Under development at Innate Immunotherapeutics is a special drug candidate to treat secondary progressive multiple sclerosis (SPMS). Currently, no viable therapies exist for SPMS — only less-effective means to treat SPMS patients through drugs designed for relapse-remitting multiple sclerosis — making the prospect of Innate’s experimental SPMS therapy a promising one for progressive multiple sclerosis patients. So far, one completed phase 1 /2 clinical trial investigated the company’s drug, known as MIS416, in patients with SPMS or primary progressive multiple sclerosis (PPMS), and another phase 2B clinical trial is recruiting patients with SPMS in Australia.
As described by Innate Immunotherapeutics’ web page dedicated to MIS416, treatment stimulates signal transduction pathways in myeloid cells central to innate immune responses. According to Chief Executive Officer of Innate Immunotherapeutics, Simon Wilkinson, MIS416 is the only known drug candidate that targets and amplifies regulatory myeloid cell activities.
MIS416 comprises approximately 0.5 x 2.0 microns in size, containing naturally occurring proteins found in the body: TLR-9 and NOD-2 ligands.

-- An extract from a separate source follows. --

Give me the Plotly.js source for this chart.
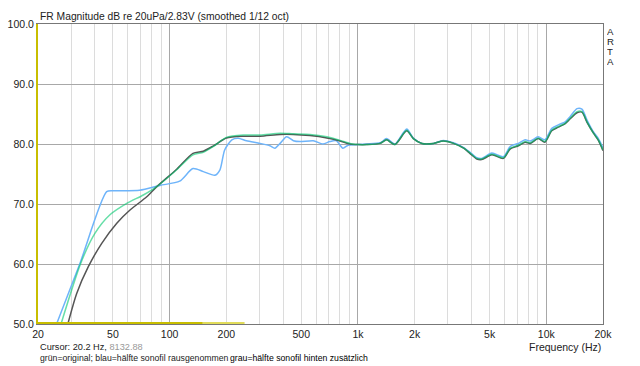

These particles target naturally anti-inflammatory myeloid cells, which are critical cells allowing the immune system to maintain homeostasis and initiate tissue repair pathways crucial to preventing deterioration in SPMS. A key feature of MIS416 is its specificity of activation, as cell activation occurs only when the microparticles are internalized and degraded within the cell to release the ligands. This is likely to be one of the reasons that trial outcomes to date have demonstrated a good safety profile for MIS416.
The idea for MIS416 was first imagined by Dr. Frank Gelder in the mid-1990s while working at Louisiana State University. MIS416 was part of his program initiated to develop passive immunotherapeutics to treat late-stage AIDS patients. Existing adjuvant therapeutics were not potent enough, and he wanted to create a microparticle-based adjuvant onto which he could attach anti-HIV antigens.
Dr. Gelder left LSU in the late 1990s and formed Virionyx Corporation (now Innate Immunotherapeutics) together with the late Dr. Wayne Watkins in New Zealand. The two initially focused on developing the anti-HIV therapy, but eventually halted the program after two new classes of antiretroviral drugs made passive immunotherapeutics non-commercializable in the HIV market.
When Innate Immunotherapeutics employed Dr. Gill Webster as the Company’s new Chief Scientific Officer in 2005, work began to evaluate the microparticle platform as a standalone agent to systemically modulate immune regulatory functions. Preclinical work indicated MIS416 could be important in remodeling deregulated immune activity for autoimmune disease treatment.
When studied in preclinical animal models, MIS416 twice weekly for four weeks or once weekly for 26 weeks was well tolerated. According to the company’s website, these doses are up to 20 times the intended dose for humans, and no side effects were explicitly adverse and occurred as a result of extended pharmacological effects.
Positive improvements in the patient’s health included reduced fatigue and body pain, improvement in core body strength, the ability to stand again, and return of arm and hand function, although the patient was not able to walk. Nonetheless, these improvements were enough to elicit treatment of another few SPMS patients for six to twelve months on compassionate grounds.